Here, the parties’ agreements provide: “The Parties agree that any
dispute, controversy, or claim arising out of, relating to, or in connection with
10 this Agreement, including but not limited to issues regarding the formation,
applicability, breach, termination, validity or enforceability thereof, shall be
submitted . . . to arbitration.” The parties further agreed that “[w]ith the sole
exception of judicial enforcement of an arbitration award, . . . no court shall
have any jurisdiction over any matter of substantive or procedural
arbitrability. All such questions shall be the sole province of one arbitrator.”
Courts have generally interpreted similar language quite expansively.
See, e.g., Brown v. Coleman Co., 220 F.3d 1180, 1184 (10th Cir. 2000)
(arbitration clause stating that “all disputes or controversies arising under or
in connection with this Agreement will be settled exclusively by arbitration”
was “the very definition of a broad arbitration clause as it covers not only
those issues arising under the employment contract, but even those issues
with any connection to the contract” (ellipsis and internal quotation marks
omitted)). In addition, the parties also expressly granted the arbitrator the
power to determine “any matter of substantive or procedural arbitrability.”
This means that the arbitrator decides any questions regarding whether an
agreement to arbitrate exists or whether an issue is arbitrable. This includes
deciding the arbitrability of the dispute relating to the second laser machine.
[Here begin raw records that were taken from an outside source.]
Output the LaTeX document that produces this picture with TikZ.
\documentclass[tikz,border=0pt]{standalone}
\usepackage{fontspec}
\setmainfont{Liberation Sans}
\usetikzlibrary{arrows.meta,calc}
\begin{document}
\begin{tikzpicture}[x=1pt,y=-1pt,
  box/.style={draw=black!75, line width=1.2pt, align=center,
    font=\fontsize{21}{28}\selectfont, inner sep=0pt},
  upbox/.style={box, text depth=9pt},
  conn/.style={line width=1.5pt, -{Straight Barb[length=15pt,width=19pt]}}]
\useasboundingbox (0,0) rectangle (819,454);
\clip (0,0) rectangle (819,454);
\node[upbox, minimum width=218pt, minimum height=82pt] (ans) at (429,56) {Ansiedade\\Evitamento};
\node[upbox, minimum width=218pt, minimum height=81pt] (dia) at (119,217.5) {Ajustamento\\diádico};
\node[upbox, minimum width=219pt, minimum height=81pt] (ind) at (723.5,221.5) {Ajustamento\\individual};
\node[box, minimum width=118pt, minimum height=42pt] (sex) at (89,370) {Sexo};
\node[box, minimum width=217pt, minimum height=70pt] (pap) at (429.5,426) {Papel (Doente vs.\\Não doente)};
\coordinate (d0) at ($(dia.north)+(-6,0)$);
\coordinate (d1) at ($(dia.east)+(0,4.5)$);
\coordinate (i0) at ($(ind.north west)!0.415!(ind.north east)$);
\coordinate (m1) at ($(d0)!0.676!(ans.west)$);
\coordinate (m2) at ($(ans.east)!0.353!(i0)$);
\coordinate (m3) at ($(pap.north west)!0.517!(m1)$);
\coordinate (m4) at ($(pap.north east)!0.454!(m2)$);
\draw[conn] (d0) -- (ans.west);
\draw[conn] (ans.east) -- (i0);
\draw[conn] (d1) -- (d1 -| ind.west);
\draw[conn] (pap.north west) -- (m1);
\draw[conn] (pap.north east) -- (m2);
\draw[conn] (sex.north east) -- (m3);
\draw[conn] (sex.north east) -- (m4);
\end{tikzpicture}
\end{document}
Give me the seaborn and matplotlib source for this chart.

SO189 expressly referenced the second laser machine and provided
for “shipping – picking up [of the second laser machine] for service” following
11 delivery of the repaired laser machine. It was this pickup for service and
subsequent failure to timely return the second laser machine that resulted in
the civil theft notice to Sentient Lasers. Under these circumstances, it was
error for the trial court to conclude that the arbitrator exceeded his authority
by determining that Dr. DeMeo’s civil theft claim was arbitrable and making
findings and conclusions relating thereto.
Conclusion
The arbitrator exercised the authority granted to him under the parties’
arbitration agreement and the arbitrator’s award cannot be said to be
irrational or utterly lacking evidentiary support. Accordingly, we reverse the
trial court’s order and remand for confirmation of the arbitration award.